Попутно же, под видом светской беседы, он популярно - в самом хорошем смысле этого слова - излагает весьма серьезные вещи, касающиеся отнюдь не "названий". Это - стержневые идеи его гениальной "Науки логики" и "Феноменологии духа".
"Абстрактной истины нет, истина всегда конкретна", ибо истина - это не "отчеканенная монета", которую остается только положить в карман, чтобы при случае ее оттуда вытаскивать и прикладывать как готовую мерку к единичным вещам и явлениям, наклеивая ее, как ярлык, на чувственно-данное многообразие мира, на созерцаемые "объекты". Истина заключается вовсе не в голых "результатах", а в непрекращающемся процессе все более глубокого, все более расчлененного на детали, все более "конкретного" постижения существа дела. А "существо дела" нигде и никогда не состоит в простой "одинаковости", в "тождественности" вещей и явлений друг другу. И искать это "существо дела" - значит тщательно прослеживать переходы, превращения одних строго зафиксированных (в том числе словесно) явлений в другие, в конце концов в прямо противоположные исходным. Действительная "всеобщность", связующая воедино, в составе некоторого "целого", два или более явления (вещи, события и т. д.), таится вовсе не в их одинаковости друг другу, а в необходимости превращения каждой вещи в ее собственную противоположность. В том, что такие два явления как бы "дополняют" одно другое "до целого", поскольку каждое из них содержит такой "признак", которого другому как раз недостает, а "целое" всегда оказывается единством взаимоисключающих и одновременно взаимопредполагающих сторон, моментов. Отсюда и логический принцип мышления, который Гегель выдвинул против всей прежней логики: "Противоречие есть критерий истины, отсутствие противоречия - критерий заблуждения". Это тоже звучало и звучит до сих пор достаточно парадоксально. Но что поделаешь, если сама реальная жизнь развивается через "парадоксы"?
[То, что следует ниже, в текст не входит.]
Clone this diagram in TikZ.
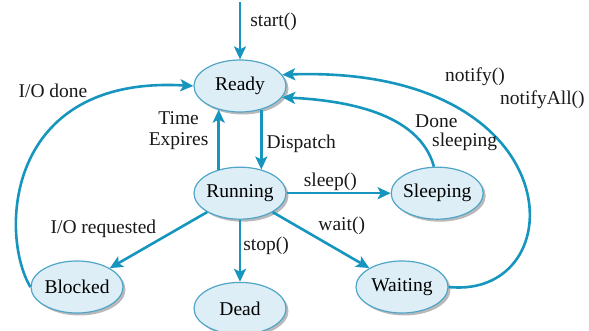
\documentclass[tikz,border=0pt]{standalone}
\usepackage{fontspec}
\setmainfont{Liberation Serif}
\usetikzlibrary{arrows.meta,positioning,shapes.geometric,shadows}
\definecolor{linkblue}{RGB}{22,150,190}
\definecolor{stateblue}{RGB}{221,238,246}
\definecolor{rimblue}{RGB}{80,165,200}
\tikzset{
  tstate/.style={
    ellipse, draw=rimblue, fill=stateblue,
    minimum width=92pt, minimum height=52pt,
    inner xsep=-6pt, inner ysep=0pt, line width=1.2pt,
    font=\fontsize{19.5}{21}\selectfont,
    drop shadow={shadow xshift=2.5pt, shadow yshift=-2.5pt, fill=black!55, opacity=0.5}
  },
  flow/.style={-{Stealth[length=13pt,width=12pt,inset=3pt]}, line width=2.6pt, color=linkblue},
  lbl/.style={font=\fontsize{19.5}{21}\selectfont, inner sep=1pt, text=black!90},
}
\begin{document}
\begin{tikzpicture}[x=1pt, y=1pt, node distance=54pt and 104pt]
  \useasboundingbox (0,0) rectangle (589,331);

  % thread states
  \node[tstate] (ready) at (240,245) {Ready};
  \node[tstate, below=of ready] (running) {Running};
  \node[tstate, right=of running] (sleeping) {Sleeping};
  \node[tstate, below=62pt of running] (dead) {Dead};
  \node[tstate] (blocked) at (77,44) {Blocked};
  \node[tstate] (waiting) at (402,44) {Waiting};

  % entry
  \coordinate (entry) at (240,329);
  \draw[flow] (entry) -- node[lbl, right=8pt, pos=0.35] (lblstart) {start()} (ready);

  % ready <-> running
  \draw[flow] (running.132) -- node[lbl, left=8pt, pos=0.65, align=center] (lbltime) {Time\\Expires} (ready.228);
  \draw[flow] (ready.312) -- node[lbl, right=3pt, pos=0.57] (lbldispatch) {Dispatch} (running.48);

  % out of running
  \draw[flow] (running) -- node[lbl, above, pos=0.42] (lblsleep) {sleep()} (sleeping);
  \draw[flow] (running) -- node[lbl, above right=0pt, pos=0.45] (lblwait) {wait()} (waiting);
  \draw[flow] (running) -- node[lbl, right=1pt, pos=0.42] (lblstop) {stop()} (dead);
  \draw[flow] (running) -- node[lbl, above left=0pt, pos=0.5] (lblioreq) {I/O requested} (blocked);

  % back to ready
  \draw[flow] (sleeping.97) .. controls +(-15,55) and +(60,-3) .. (ready.345);
  \draw[flow] (waiting.east) .. controls +(127,-13) and +(293,10) .. (ready.15);
  \draw[flow] (blocked.west) .. controls +(-31,52) and +(-189,11) .. (ready.west);

  % free labels
  \node[lbl] (lbliodone) at (53,240) {I/O done};
  \node[lbl, align=left, anchor=west] (lbldone) at (414,198) {Done\\[-2pt]\hspace*{17pt}sleeping};
  \node[lbl, align=left, anchor=west] (lblnotify) at (444,243) {notify()\\[2pt]\hspace*{55pt}notifyAll()};

\end{tikzpicture}
\end{document}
И если принять все это во внимание, то сразу же начинает выглядеть по-иному и проблема "абстракции". "Абстрактное" как таковое (как "общее", как "одинаковое", зафиксированное в слове, в виде "общепринятого значения термина" или в серии таких терминов) само по себе ни хорошо, ни плохо. Как таковое оно с одинаковой легкостью может выражать и ум, и глупость. В одном случае "абстрактное" оказывается могущественнейшим средством анализа конкретной действительности, а в другом - непроницаемой ширмой, загораживающей эту же самую действительность. В одном случае оно оказывается формой понимания вещей, а в другом - средством умерщвления интеллекта, средством его порабощения словесными штампами. И эту двойственную, диалектически-коварную природу "абстрактного" надо всегда учитывать, надо всегда иметь в виду, чтобы не попасть в неожиданную ловушку...
В этом и заключается смысл гегелевского фельетона, изящно-иронического изложения весьма и весьма серьезных философско-логических истин.